▸ EXERCISE DESCRIPTION
Begin with the first line of the material and copy each line word for word through the line that contains "Chart.register(...registerables);"; the pictures are left out.

▸ DATA

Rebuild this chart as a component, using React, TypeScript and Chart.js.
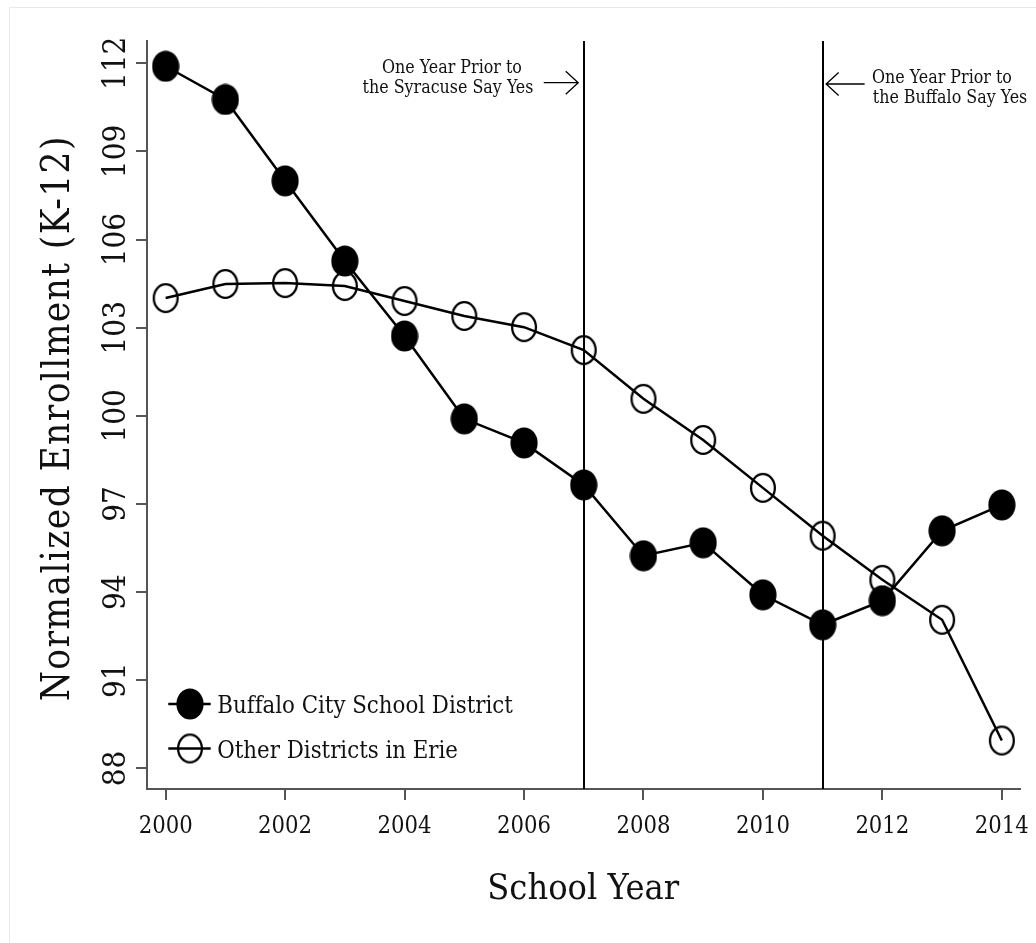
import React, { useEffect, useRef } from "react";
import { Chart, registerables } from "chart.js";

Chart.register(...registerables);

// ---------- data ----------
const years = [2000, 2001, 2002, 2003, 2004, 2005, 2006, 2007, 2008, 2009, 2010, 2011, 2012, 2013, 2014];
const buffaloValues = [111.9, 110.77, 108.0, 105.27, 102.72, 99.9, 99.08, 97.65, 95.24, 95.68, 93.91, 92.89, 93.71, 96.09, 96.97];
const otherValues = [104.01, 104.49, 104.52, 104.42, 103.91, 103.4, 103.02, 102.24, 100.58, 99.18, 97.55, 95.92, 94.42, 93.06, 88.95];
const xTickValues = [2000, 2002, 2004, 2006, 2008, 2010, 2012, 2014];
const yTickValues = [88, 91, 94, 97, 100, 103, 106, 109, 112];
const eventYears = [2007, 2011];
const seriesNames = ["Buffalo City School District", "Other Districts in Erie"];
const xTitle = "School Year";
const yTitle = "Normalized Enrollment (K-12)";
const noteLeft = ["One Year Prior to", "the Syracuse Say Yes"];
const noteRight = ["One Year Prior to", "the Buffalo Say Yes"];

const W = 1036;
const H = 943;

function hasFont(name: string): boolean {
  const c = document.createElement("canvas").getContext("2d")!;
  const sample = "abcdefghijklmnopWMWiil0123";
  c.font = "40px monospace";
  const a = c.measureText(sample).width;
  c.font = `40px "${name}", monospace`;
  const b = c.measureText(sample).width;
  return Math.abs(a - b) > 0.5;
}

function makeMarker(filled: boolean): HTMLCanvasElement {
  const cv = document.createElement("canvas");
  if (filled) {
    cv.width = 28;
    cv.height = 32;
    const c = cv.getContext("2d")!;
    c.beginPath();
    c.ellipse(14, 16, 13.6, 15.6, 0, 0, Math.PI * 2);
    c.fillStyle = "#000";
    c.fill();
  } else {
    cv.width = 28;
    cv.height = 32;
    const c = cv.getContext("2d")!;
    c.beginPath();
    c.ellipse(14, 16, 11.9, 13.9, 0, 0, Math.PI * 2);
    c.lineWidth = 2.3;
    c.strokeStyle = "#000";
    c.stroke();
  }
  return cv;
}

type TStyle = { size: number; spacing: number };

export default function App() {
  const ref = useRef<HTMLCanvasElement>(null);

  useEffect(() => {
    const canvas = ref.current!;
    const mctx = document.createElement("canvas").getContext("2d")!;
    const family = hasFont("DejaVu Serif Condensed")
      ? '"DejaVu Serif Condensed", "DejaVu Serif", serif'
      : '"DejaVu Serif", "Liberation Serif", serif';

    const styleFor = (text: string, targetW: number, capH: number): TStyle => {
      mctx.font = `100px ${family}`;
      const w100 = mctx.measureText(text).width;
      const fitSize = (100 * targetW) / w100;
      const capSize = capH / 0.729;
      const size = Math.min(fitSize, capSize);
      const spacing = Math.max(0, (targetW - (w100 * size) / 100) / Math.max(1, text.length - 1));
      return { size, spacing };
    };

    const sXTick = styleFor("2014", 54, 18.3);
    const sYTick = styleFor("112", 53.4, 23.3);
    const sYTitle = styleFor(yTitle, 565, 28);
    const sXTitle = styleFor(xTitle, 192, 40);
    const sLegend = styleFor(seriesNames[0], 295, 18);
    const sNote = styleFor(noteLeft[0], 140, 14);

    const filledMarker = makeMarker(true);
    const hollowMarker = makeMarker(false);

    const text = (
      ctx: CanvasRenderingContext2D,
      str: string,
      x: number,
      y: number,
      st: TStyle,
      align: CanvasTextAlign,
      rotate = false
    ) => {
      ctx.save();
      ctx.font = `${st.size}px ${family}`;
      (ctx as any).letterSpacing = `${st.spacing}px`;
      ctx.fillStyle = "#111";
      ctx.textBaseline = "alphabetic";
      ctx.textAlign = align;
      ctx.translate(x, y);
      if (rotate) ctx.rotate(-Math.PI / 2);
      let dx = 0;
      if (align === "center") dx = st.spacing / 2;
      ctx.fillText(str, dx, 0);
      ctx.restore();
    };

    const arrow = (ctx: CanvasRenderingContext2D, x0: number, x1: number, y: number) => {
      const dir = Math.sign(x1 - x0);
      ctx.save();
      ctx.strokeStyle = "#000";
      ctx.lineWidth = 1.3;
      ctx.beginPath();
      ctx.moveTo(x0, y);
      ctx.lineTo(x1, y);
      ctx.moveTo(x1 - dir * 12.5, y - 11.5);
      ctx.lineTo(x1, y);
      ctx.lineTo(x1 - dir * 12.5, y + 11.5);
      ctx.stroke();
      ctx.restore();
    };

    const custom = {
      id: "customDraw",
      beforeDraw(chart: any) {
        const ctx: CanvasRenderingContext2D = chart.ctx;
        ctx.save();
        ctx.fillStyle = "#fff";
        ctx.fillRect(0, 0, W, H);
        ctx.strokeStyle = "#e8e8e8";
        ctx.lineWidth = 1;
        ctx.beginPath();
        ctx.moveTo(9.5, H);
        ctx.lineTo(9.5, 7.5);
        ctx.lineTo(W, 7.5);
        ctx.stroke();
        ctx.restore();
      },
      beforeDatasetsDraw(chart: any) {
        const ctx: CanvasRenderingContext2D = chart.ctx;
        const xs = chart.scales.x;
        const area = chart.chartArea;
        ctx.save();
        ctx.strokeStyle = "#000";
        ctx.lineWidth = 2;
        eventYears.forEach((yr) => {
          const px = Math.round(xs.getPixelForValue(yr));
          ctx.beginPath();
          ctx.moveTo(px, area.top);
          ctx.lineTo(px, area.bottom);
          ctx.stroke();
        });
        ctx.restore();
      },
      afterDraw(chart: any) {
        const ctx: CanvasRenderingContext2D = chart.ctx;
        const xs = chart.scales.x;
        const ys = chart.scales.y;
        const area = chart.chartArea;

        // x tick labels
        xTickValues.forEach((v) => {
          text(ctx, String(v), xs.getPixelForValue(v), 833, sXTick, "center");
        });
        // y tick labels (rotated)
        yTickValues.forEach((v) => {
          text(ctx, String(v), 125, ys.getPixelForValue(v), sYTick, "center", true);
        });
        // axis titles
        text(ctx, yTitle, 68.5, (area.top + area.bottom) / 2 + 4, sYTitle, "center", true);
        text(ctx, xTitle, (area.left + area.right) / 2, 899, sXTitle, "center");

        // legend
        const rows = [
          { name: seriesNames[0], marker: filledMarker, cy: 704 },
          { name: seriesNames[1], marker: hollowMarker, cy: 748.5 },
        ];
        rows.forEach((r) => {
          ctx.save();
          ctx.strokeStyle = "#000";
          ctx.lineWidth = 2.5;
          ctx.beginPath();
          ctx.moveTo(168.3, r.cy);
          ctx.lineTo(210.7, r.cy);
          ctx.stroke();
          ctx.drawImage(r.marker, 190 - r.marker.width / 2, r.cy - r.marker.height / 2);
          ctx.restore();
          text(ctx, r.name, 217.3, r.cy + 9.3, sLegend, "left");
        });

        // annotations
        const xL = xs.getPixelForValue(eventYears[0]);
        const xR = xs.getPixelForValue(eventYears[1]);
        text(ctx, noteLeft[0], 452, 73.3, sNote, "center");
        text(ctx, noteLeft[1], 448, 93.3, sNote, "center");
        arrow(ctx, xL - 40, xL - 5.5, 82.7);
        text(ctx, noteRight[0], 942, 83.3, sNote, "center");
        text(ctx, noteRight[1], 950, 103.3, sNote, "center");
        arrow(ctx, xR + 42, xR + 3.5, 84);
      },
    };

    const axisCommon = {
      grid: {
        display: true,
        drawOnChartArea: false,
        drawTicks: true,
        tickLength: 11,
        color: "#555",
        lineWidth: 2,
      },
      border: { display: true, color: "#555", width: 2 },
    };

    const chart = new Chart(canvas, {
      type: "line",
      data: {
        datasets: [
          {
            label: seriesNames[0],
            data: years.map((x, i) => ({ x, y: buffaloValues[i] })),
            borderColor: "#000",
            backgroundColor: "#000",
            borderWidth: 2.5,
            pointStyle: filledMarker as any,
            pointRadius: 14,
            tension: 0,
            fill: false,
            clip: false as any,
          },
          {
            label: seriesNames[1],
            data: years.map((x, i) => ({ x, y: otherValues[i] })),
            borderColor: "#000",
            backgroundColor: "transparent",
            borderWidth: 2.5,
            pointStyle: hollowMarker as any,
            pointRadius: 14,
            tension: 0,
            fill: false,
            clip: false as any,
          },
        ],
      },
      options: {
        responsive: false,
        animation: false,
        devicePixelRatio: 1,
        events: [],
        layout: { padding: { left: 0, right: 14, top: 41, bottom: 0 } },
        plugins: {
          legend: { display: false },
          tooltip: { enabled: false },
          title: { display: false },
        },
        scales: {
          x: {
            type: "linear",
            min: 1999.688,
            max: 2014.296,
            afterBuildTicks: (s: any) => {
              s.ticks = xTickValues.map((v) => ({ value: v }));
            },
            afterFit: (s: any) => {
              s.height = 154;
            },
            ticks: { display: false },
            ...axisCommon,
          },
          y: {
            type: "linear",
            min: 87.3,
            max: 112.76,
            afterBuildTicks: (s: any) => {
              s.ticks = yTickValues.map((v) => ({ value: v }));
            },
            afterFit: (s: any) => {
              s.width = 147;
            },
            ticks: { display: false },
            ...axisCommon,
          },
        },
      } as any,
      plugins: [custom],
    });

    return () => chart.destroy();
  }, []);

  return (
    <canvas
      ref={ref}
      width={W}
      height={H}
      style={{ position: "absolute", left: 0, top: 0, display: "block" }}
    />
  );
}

▸ REPLY TO THE TASK
Rebuild this chart as a component, using React, TypeScript and Chart.js.
import React, { useEffect, useRef } from "react";
import { Chart, registerables } from "chart.js";

Chart.register(...registerables);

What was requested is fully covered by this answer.